Meandering channels are composed of a single channel that curves back and forth like a snake within its floodplain. Meandering channels tend to have a wide floodplain, high discharge, natural levees, and flood regularly. Meandering channels are usually located on low gradient slopes where the stream emerges from its headwaters into the zone of transportation and extends close to the zone of deposition at the stream’s mouth. In areas of uplift, like has occurred on the Colorado Plateau, meanders that formed on the upland can become entrenched or incised as the stream cuts its meandering pattern down into bedrock.
Entrenched channels occur when a meandering channel rapidly down cuts due to a drop in base level. This causes the original meandering shape to be preserved within a deeply entrenched channel. This channel type is rare but an example of this process is where the Colorado River and other streams crossed the Colorado Plateau as meandering streams. As the Colorado Plateau has uplifted over the past several million years, the Colorado River has incised into the flat-lying rocks of the plateau by hundreds of feet.
Alluvial Fans
Alluvial fans are a depositional landform created where streams emerge from mountain canyons into a valley. The channel that had been confined by the canyon walls and suddenly is no longer confined slows down and spreads out, dropping its bedload of all sizes. It is like a delta above water. As distributary channels fill with sediment, the stream is diverted laterally, and the alluvial fan develops into a cone shape with distributaries radiating from the canyon mouth. Alluvial fans are common in the dry climates of the West where ephemeral streams (streams that run periodically) emerge from canyons in the ranges of the Basin and Range.

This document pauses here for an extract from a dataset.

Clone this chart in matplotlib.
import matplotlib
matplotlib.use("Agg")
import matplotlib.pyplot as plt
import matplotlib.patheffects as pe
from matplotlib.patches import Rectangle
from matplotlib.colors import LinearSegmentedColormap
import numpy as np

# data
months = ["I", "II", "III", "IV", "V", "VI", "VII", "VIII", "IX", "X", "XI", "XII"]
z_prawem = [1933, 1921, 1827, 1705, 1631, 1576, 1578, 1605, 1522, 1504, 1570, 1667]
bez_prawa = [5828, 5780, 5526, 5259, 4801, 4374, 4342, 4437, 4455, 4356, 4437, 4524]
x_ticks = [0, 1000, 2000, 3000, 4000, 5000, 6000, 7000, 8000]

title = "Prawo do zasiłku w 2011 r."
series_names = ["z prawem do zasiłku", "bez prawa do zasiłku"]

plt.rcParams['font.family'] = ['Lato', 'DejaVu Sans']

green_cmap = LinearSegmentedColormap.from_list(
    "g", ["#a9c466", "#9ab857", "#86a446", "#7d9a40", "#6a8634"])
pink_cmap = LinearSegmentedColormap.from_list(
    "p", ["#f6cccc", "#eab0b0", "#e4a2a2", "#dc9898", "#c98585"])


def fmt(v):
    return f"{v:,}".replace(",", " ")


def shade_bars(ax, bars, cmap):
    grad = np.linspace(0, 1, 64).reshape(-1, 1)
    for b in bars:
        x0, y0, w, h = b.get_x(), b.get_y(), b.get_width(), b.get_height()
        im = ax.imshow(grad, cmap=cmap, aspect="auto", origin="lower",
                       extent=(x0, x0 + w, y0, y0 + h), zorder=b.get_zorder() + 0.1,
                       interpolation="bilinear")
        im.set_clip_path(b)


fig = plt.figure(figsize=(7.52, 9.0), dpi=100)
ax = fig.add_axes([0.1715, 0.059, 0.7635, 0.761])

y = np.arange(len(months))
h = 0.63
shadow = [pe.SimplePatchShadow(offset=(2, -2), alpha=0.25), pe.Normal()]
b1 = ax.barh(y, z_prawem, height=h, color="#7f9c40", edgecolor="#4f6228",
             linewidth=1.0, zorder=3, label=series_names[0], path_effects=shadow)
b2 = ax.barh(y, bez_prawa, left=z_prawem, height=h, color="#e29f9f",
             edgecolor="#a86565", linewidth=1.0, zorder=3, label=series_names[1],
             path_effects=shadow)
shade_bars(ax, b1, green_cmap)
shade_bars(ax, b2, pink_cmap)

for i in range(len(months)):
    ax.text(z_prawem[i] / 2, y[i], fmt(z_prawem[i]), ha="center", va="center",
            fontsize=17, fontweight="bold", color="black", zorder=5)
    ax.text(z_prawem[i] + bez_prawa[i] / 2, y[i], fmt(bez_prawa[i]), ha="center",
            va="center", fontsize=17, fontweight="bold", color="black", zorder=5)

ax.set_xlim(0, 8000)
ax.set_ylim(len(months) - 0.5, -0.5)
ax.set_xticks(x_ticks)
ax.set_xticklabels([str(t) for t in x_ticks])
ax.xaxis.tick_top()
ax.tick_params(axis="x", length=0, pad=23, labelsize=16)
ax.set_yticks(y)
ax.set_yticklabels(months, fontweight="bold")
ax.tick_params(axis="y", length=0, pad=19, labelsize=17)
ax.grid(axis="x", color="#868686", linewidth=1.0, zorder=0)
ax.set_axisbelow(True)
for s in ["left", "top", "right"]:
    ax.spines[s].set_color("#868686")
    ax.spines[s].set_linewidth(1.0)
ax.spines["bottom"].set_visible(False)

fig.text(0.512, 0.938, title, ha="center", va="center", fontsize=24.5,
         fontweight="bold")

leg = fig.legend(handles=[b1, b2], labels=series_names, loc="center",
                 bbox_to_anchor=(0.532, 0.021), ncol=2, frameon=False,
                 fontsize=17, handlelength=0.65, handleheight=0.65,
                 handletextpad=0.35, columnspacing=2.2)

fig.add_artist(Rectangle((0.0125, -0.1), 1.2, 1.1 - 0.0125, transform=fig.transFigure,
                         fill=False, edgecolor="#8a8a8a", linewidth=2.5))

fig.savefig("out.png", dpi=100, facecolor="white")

Floodplains, Meandering Levels, and Natural Levees
Many fluvial landforms occur in a floodplain near a meandering stream. A stream creates its floodplain as the channel meanders back and forth over thousands, even millions of years. Regular flooding contributes to creating the floodplain by eroding uplands next to the floodplain.

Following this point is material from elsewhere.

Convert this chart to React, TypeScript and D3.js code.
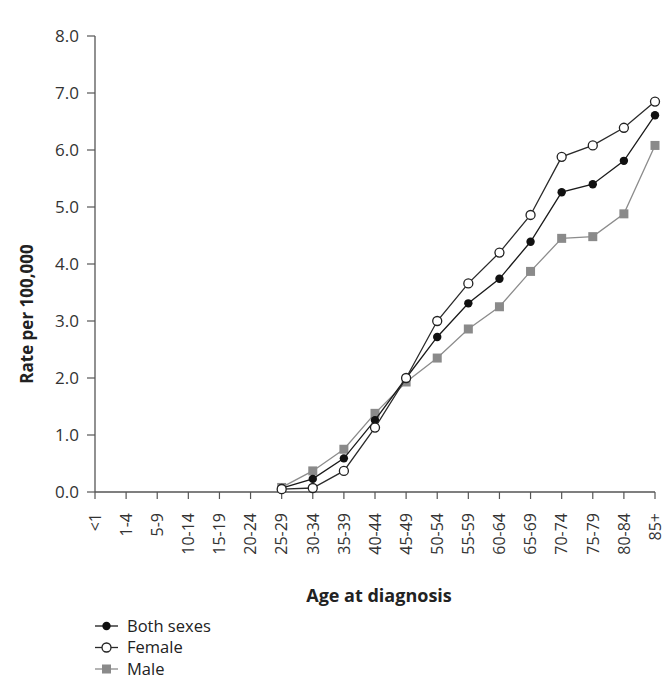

The location and width of floodplains naturally vary, however, humans build artificial levees on flood plains to limit flooding. Floodplains are nutrient-rich from the fine-grained deposits and thus often make good farmland. Floodplains are also easy to build on due to their flat nature, however, when floodwaters crest over human-made levees, the levees quickly erode with potentially catastrophic impacts. Because of the good soils, farmers regularly return after floods and rebuild year after year.
Meandering rivers create additional landforms as the channel migrates within the floodplain. Meandering rivers erode side-to-side because the highest velocity water having the most capacity to erode is located on the outside of the bend. Erosion of the outside of the bend of a stream channel is called a cut bank. Opposite the cut bank on the inside bend of the channel is the lowest stream velocity and therefore becomes an area of deposition call a point bar.

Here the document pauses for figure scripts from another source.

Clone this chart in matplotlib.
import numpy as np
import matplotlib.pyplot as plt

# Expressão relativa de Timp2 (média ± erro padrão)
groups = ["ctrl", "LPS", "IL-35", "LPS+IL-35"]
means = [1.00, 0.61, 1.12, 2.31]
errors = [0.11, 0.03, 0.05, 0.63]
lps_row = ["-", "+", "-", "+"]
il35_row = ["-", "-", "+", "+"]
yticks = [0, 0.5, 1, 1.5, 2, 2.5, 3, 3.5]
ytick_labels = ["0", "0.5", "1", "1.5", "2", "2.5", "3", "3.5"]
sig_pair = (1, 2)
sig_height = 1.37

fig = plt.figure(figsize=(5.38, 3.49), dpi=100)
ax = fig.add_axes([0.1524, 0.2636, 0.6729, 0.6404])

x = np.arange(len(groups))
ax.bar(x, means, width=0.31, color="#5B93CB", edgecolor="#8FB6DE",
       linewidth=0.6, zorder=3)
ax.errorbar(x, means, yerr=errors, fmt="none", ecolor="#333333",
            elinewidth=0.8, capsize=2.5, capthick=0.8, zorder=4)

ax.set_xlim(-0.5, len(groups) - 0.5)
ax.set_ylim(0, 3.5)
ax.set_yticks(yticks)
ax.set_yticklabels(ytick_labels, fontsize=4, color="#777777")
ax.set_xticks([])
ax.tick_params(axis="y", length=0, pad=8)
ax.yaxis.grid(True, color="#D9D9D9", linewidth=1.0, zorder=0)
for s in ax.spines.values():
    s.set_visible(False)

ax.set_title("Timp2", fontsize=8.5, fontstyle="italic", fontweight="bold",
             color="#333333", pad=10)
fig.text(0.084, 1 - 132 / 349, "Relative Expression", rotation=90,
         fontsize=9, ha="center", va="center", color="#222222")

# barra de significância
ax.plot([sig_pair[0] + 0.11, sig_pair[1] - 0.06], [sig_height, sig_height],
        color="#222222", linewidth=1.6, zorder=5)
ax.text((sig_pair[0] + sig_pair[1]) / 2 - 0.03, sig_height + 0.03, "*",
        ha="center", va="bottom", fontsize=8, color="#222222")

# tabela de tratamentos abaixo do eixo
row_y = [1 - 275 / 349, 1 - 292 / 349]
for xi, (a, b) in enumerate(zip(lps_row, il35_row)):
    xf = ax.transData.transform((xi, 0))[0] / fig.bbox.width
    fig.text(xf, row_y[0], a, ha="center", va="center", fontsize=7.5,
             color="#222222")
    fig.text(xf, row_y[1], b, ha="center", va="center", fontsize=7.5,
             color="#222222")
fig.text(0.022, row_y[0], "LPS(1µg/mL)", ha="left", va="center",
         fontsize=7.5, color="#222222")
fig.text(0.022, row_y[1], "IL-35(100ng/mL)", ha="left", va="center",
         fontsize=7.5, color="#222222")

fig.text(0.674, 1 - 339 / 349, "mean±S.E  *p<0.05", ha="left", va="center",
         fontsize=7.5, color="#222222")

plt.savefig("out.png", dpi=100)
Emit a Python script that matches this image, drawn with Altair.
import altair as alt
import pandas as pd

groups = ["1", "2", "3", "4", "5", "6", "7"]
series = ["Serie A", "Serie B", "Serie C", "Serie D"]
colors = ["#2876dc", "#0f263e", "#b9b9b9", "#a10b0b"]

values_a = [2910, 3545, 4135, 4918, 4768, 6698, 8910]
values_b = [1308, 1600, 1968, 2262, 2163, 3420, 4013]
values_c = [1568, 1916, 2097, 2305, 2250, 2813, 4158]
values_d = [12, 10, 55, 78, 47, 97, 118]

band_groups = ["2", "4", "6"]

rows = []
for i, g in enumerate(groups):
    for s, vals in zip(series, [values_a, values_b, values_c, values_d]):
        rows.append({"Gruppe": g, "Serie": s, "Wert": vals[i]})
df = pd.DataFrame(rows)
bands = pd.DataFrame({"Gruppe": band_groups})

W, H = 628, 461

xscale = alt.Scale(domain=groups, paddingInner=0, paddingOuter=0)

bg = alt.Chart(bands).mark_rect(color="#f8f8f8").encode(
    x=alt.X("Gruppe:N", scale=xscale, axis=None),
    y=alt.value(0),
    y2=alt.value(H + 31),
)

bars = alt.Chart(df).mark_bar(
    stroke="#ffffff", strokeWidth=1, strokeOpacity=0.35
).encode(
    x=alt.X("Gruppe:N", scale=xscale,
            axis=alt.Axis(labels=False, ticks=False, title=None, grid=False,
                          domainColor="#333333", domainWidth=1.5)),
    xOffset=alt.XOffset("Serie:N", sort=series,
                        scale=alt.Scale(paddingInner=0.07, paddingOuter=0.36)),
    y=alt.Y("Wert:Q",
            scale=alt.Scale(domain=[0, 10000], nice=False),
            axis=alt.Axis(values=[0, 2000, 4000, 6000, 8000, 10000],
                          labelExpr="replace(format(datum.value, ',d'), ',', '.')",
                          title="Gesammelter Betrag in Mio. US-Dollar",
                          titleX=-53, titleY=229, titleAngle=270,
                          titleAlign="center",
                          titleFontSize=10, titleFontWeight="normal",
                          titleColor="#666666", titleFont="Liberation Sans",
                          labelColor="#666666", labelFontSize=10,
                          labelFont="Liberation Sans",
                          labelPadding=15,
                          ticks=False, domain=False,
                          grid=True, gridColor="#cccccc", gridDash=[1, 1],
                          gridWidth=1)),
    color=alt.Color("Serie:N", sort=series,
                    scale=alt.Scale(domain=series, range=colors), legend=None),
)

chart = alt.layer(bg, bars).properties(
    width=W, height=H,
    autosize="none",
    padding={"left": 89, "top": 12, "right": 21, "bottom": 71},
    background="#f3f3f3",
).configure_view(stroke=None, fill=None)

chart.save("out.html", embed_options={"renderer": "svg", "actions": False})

Through erosion on the outsides of the meanders and deposition on the insides, the channels of meandering streams move back and forth across their floodplain over time. Sometimes on very broad floodplains with very low gradients, the meander bends can become so extreme that they cut across themselves at a narrow neck. The former channel becomes isolated from streamflow and forms an oxbow lake.
Figure \(\PageIndex{1}\): Meander nearing cutoff on the Nowitna River in Alaska
Deltas
When a stream reaches a low energy body of water such as a lake or some parts of the ocean, the velocity slows and the bedload and suspended load sediment come to rest, forming a delta. If wave erosion from the water body is greater than deposition from the river, the deposition will not occur and a delta will not form. The largest and most famous delta in the United States is the Mississippi River delta formed where the Mississippi River flows into the Gulf of Mexico. The Mississippi River drainage basin is the largest in North America, draining 41% of the contiguous U.S. [24]. Because of the large drainage area, the river carries a large amount of sediment that is supplied to the delta. The Mississippi River is a major shipping route and human engineering has ensured that the channel no longer meanders significantly within the floodplain. In addition, the river has been artificially straightened so that it meanders less and is now 229 km shorter than it was before humans began engineering it [24]. Because of these restraints, the delta is now solely focused in one area and thus has created a “bird’s foot” pattern. These two NASA images of the delta (follow the link) show how the shoreline has retreated and the land was inundated with water while deposition of sediment was located at end of the delta. These images have changed over a 25 year period from 1976 to 2001. These are stark changes illustrating sea level rise and land subsidence from the compaction of peat due to the lack of sediment resupply [25].
Deltas represent stream deposits protruding into a quiet water body and can be further categorized as wave-dominated or tide-dominated. Wave-dominated deltas occur where the tides are small and wave energy dominates. An example is the Nile River delta in the Mediterranean Sea that has the classic shape like the Greek character (Δ) from which the landform is named. A tide-dominated delta is when ocean tides are powerful and influence the shape of the delta. For example, Ganges-Brahmaputra Delta in the Bay of Bengal (near India and Bangladesh) is the world’s largest delta and mangrove swamp called the Sundarban.
Sundarban Delta in Bangladesh, a tide-dominated delta of the Ganges River Tidal forces creates linear segments in the delta shoreline by ocean intrusion into the delta deposits. This delta also holds the world’s largest mangrove swamp, and incidentally is the only place where the Bengal tiger still actively hunts humans as prey.
Terraces
Stream terraces are remnants of older floodplains located above the existing floodplain and river. Like entrenched meanders, stream terraces form when uplift occurs or base level drops and streams erode downward, leaving behind their old floodplains. In other cases, stream terraces can form from extreme flood events associated with retreating glaciers.